- The Washington Times - Tuesday, January 30, 2001

THE GOLAN. In the popular imagination, the Golan Heights is a strategic asset vital to Israel's security, coveted by Syria and nothing else.
There's more to the story. In its beautiful, mountainous terrain, Jewish cowboys herd cattle. In a region where water is fast becoming as precious as oil, the Golan accounts for 30 percent of Israel's supply.
From its rich, volcanic soil comes 21 percent of the nation's corn and 30 percent of its apples. Ranchers raise 30 percent of its beef cattle there.
Its climate and soil are ideal for vineyards. The Golan Heights Winery uses state-of-the-art equipment to produce wines that have won gold medals at international competitions in London and Bordeaux.
If the winery is unexpected, Marla Van Meter is another surprise. Not the stereotypical settler, the spokesman for the Golan residents committee is pleasant, precise and dresses like an American businesswoman.
Miss Van Meter met President George W. Bush when he toured the area in 1999. "After a briefing from the Israeli Defense Forces, he turned to me," Miss Van Meter relates. "He said: 'OK. I've heard from the military. Now, I want the human dimension.' "
That includes 18,000 Israelis in 33 communities. The population has grown 22 percent in the past eight years. The Golan's other inhabitants are Druze, who are friendly to Israel.
The Golan's attractions include affordable housing, jobs (besides agriculture and tourism, there are two industrial parks), clean air, majestic scenery and in a badly overpopulated country breathing room.

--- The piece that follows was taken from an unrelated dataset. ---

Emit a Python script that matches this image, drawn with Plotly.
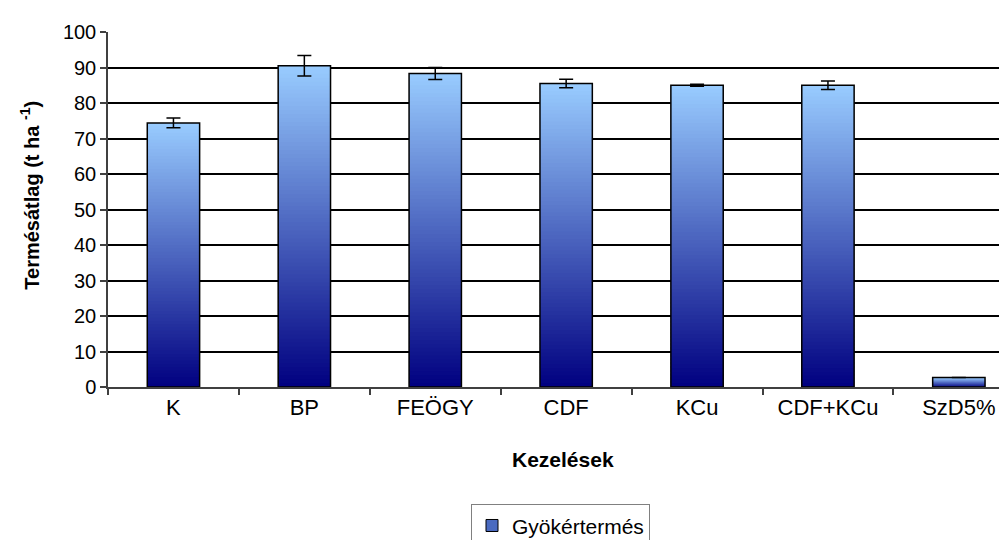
import plotly.graph_objects as go

# ---- data ----
categories = ["K", "BP", "FEÖGY", "CDF", "KCu", "CDF+KCu", "SzD5%"]
yields = [74.4, 90.5, 88.3, 85.5, 85.0, 85.0, 2.7]
errors = [1.4, 2.9, 1.7, 1.2, 0.3, 1.2, None]
series_name = "Gyökértermés"
x_title = "Kezelések"
y_title = "Termésátlag (t ha <sup>-1</sup>)"
y_ticks = [0, 10, 20, 30, 40, 50, 60, 70, 80, 90, 100]

# ---- layout geometry ----
W, H = 1007, 540
L, T, B, R = 100, 24, 156, 0
plot_w = W - L - R
plot_h = H - T - B
cat_px = 130.9
x_max = -0.5 + plot_w / cat_px

def px_to_paper_x(px):
    return (px - L) / plot_w

def px_to_paper_y(py):
    return (H - B - py) / plot_h

FONT = "Liberation Sans, Arial, sans-serif"

top_rgb = (153, 204, 255)
bot_rgb = (0, 0, 128)

fig = go.Figure()

N = 80
for i in range(N):
    t = (i + 0.5) / N
    col = "rgb({},{},{})".format(
        *[round(b + (tp - b) * t) for b, tp in zip(bot_rgb, top_rgb)]
    )
    bases = [v * i / N for v in yields]
    heights = [min(v * (i + 1.6) / N, v) - v * i / N for v in yields]
    fig.add_bar(
        x=categories, y=heights, base=bases, width=0.4,
        marker=dict(color=col, line=dict(width=0)),
        showlegend=False, hoverinfo="skip",
    )

# outline + error bars
fig.add_bar(
    x=categories, y=yields, width=0.4,
    marker=dict(color="rgba(0,0,0,0)", line=dict(color="black", width=1.5)),
    error_y=dict(type="data", array=errors, color="black", thickness=1.5, width=7),
    showlegend=False,
)

# legend entry
fig.add_bar(
    x=[None], y=[None], name=series_name,
    marker=dict(color="#4A6AC0", line=dict(color="black", width=1)),
    showlegend=True,
)

fig.update_layout(
    width=W, height=H,
    margin=dict(l=L, r=R, t=T, b=B, pad=0),
    barmode="overlay",
    plot_bgcolor="white", paper_bgcolor="white",
    font=dict(family=FONT, color="black"),
    showlegend=True,
    legend=dict(
        x=px_to_paper_x(463), y=px_to_paper_y(503),
        xanchor="left", yanchor="top",
        bordercolor="#808080", borderwidth=1,
        font=dict(size=21, family=FONT, color="black"),
        bgcolor="white",
    ),
    xaxis=dict(
        range=[-0.5, x_max],
        tickson="boundaries", ticks="outside", ticklen=6, tickcolor="#404040",
        tickwidth=1.5,
        showline=True, linecolor="#404040", linewidth=1.5,
        showgrid=False, zeroline=False,
        tickfont=dict(size=22, family=FONT, color="black"),
        fixedrange=True,
    ),
    yaxis=dict(
        range=[0, 100], tickvals=y_ticks,
        showgrid=True, gridcolor="black", gridwidth=1.5,
        showline=True, linecolor="#404040", linewidth=1.5,
        ticks="outside", ticklen=6, tickcolor="#404040", tickwidth=1.5,
        zeroline=False,
        tickfont=dict(size=20, family=FONT, color="black"),
        fixedrange=True,
    ),
    annotations=[
        dict(
            text=y_title, textangle=-90, showarrow=False,
            xref="paper", yref="paper",
            x=px_to_paper_x(22), y=px_to_paper_y(190),
            xanchor="center", yanchor="middle",
            font=dict(size=20, family=FONT, color="black", weight="bold"),
        ),
        dict(
            text=x_title, showarrow=False,
            xref="paper", yref="paper",
            x=px_to_paper_x(555), y=px_to_paper_y(458),
            xanchor="center", yanchor="middle",
            font=dict(size=21, family=FONT, color="black", weight="bold"),
        ),
    ],
)

fig.write_html("out.html")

But, ultimately, unavoidably, the Golan is about strategic depth, natural boundaries, advance warning and high ground that must be held. Before he became prime minister and was mesmerized by the illusion of peace, the late Yitzhak Rabin observed, "Anyone who would consider leaving the Golan would abandon Israel's security."
The skyscrapers of Tel Aviv can be glimpsed from Mount Hermon. Damascus is 60 kilometers away. Syria used the Golan as an invasion route in three of its wars with Israel.
The southern Golan's rivers form a natural barrier, impassable for armored vehicles, difficult for infantry to cross. In the north and east, hills and mountains form a defensive line. The few points of passage can be defended by a small number of troops. Outposts can spot a Syrian buildup.
A 1988 statement by more than 100 retired U.S. admirals and generals, who studied the situation on the ground, concluded: "Defensible borders are not borders which cannot be breached, but borders which provide early warning and some measure of strategic depth.
"Missiles, artillery and planes can do much damage, but they cannot maintain control of territory. Only infantry and armored corps can invade, and forces of this kind are vulnerable to natural boundaries."
So, naturally, in March of last year, when Bill Clinton met with the late Hafez Assad in Geneva, in the name of Ehud Barak's government he offered to return all of the Golan to Syria, with certain conditions. Israel was saved by Syrian intransigence.
Syria's family-owned regime (Baby Doc Assad succeeded daddy despot) is lethally vicious and increasingly aligned with Saddam Hussein. Imagine Iraqi troops on the Golan.
From antiquity, the Golan has been integral to the defense of the land of Israel.
The ancient city of Gamla no longer exists. Located on an outcrop of rock on a steep slope, Gamla was the capital of the Golan, as well as a thriving commercial and religious center. In A.D. 66, it joined the Jewish revolt against Rome. Following a month-long siege by the legions, and after two attacks, its walls were breached. In the desperate fighting that followed, 4,000 died. Another 5,000 leapt to their deaths from cliffs behind the city.
Why this fierce struggle destined to end in defeat, when so many others bowed to the invaders? In the ruins of Gamla, archeologists found locally minted coins bearing the inscription, "For the redemption of Jerusalem the holy."
Jerusalem will be redeemed by the settlements of Judea and Samaria, in Hebron, in the Jordan Valley and on the heights of the Golan. Jewish Jerusalem should toast "l'chaim" with the product of the Golan Heights winery.